V. Carraud n’a pas tort de dire que la cohérence thématique de son livre est relativement évidente. Il ne cache rien non plus de sa solidarité avec Emmanuel Martineau pour sa ré-édition du Discours sur la religion et sur quelques autres sujets, pensé comme un texte moins discontinu, qu’on aurait artificieusement fragmenté pour lui faire dire autre chose qui fût plus pathétique que conceptuel. De très fréquentes corrélations, collages, retouches, reformulations, repentirs et reprises, permettent de saisir au plus près l’exogénèse (le point de départ d’un texte de Descartes chez Pascal, ou d’Augustin chez Montaigne). C’est aussi que cette lecture complice conforte l’A. dans sa découverte — et l’approfondissement marqué dans cet ouvrage-ci — des deux anthropologies de Pascal : voir p. 236-244, l’allusion au « diphysisme » selon Martineau (p.238-240), ou la rupture avec l’anthropologie dualiste (p.243), d’après lequel au fond la dimorphie de l’ange et de la bête n’est que la différence ontique entre deux suppôts. Pour qui voudrait entendre de quoi il retourne, contre l’apparence souvent, Carraud lui sera de référence indispensable. Se jouant comme un « décepteur » professionnel des illusions de la recherche, il lui fournit la preuve manquante qu’on s’égare en suivant une piste analogique et fourvoyante (deux passages exemplaires, p. 92, et p.113 le font vérifier). Il y a chez cet A. une sorte de passion détractiviste, et un goût paradoxal pour la précision. La lectio difficilior l’emporte souvent et souvent malgré lui, s’il le faut contre l’évidence même, et dans nombre de cas avec raison. Parfois Carraud vous produit une note de 2500 signes (pp.216-217) qui agace par sa ténacité, et qu’on jugerait comme un défaut d’intempérance, mais quand il s’agit de discuter de l’agrément et de l’impossibilité de mettre l’art d’agréer sur le même plan que l’art de persuader, il est très légitime d’entrer dans le détail comme l’A. le propose à sa manière.

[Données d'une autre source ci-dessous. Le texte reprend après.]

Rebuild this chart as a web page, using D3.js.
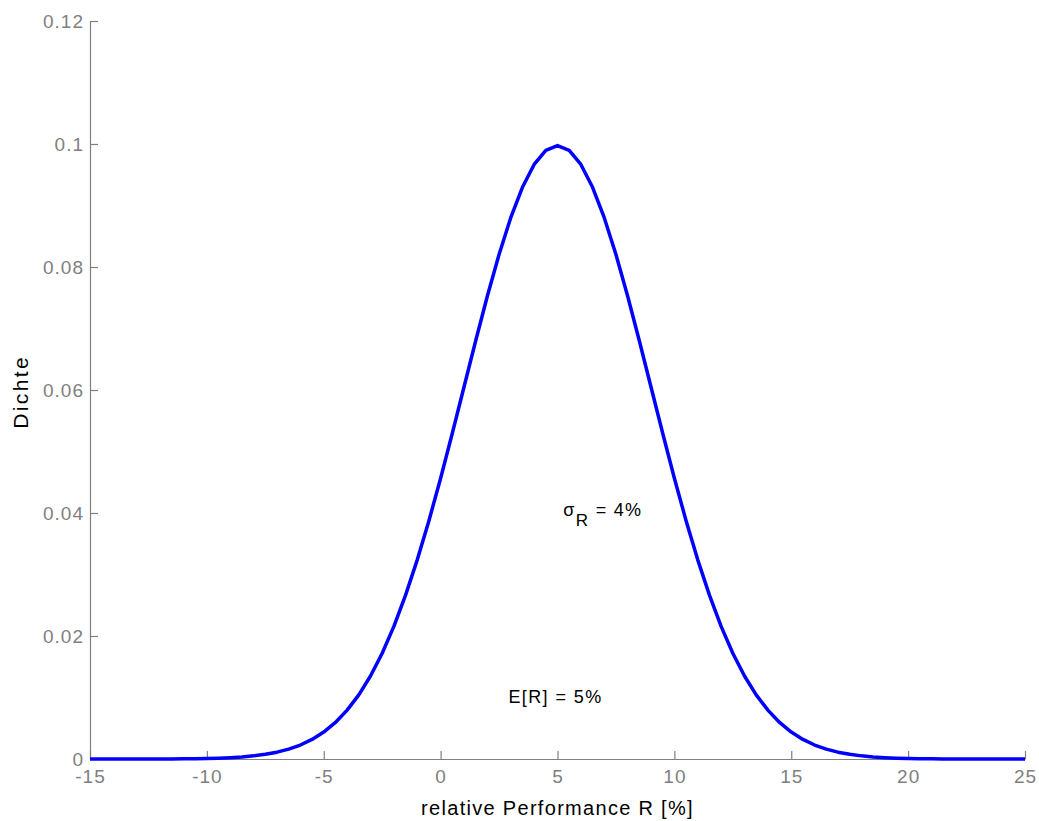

Le contre-cartésianisme de Pascal à cet endroit des Passions est en effet percutant. Selon Carraud, Descartes, en disant à l’article 90, que l’agrément au sens de la passion amoureuse (qui se représente la complétion de l’autre sexe dans un tout désirable) est « confusément représentée par la nature comme le plus grand des biens imaginables » (AT., XI, 396,2), invite à penser que la représentation confuse d’un agrément de ce genre est la « représentation confuse d’une union ». Je ne suis pas sûr que la conséquence suive nécessairement. Mais pour ce qui est de l’explication pascalienne, je ne doute pas que Carraud voie juste contre le paradigme du convenable et de l’aimable : non pas tant que le moi estimable de Descartes s’oppose au moi haïssable de Pascal, mais parce que le rapport intime au désagrément est différent (comme le dit ce dernier : « Rien ne fait mieux entendre combien un faux sonnet est ridicule que d’en considérer la nature et le modèle et de s’imaginer ensuite une femme ou une maison faite sur ce modèle-là (LXXIII/585) ».) Les distinctions catégorielles de Carraud sont acadé-miquement impeccables : Pascal, « relativisme sans subjectivisme » ; Descartes, « subjectivisme sans relativisme » ; Montaigne, « relativiste subjectiviste » (p.219). Indépendamment des formules néanmoins, le rapport divergent est analysé avec une précision judiciaire, et parfois cassante, ainsi quand Pascal est supposé dessiner une vertu « sans sujet vertueux ». Peut-on dire pourtant que l’exégèse de Carraud ne soit pas correcte, tant cette morale pascalienne qui voit s’insinuer le vice dans la vertu, est celle de savoir comment « penser en chrétien après Descartes » (p. 207) ? ­— Ce n’est pas qu’un débat organisé entre doctrines, par tel exemple de Montaigne, ou tel autre biblique de Pascal, mais c'est aussi une confrontation réelle qui révèle d’autres sources d’interprétation : par ex. qu’il n’y a pas de cogito généreux, chez Descartes même (p. 231), puisque la maîtrise de ma volonté peut-être suspendue. On pourra discuter longuement pour savoir si l’utilité des passions (art 54, art.164) a le sens d’un génitif subjectif (fonctionnel et thérapeutique) ou objectif (plus pascalien alors, au sens où « il faut s’en servir comme d’esclaves ») — mais plus généralement il est vrai que la remise en cause des distinctions conceptuelles de Descartes opérées par Pascal lui-même constitue l’apport le plus novateur de la recherche de Vincent Carraud.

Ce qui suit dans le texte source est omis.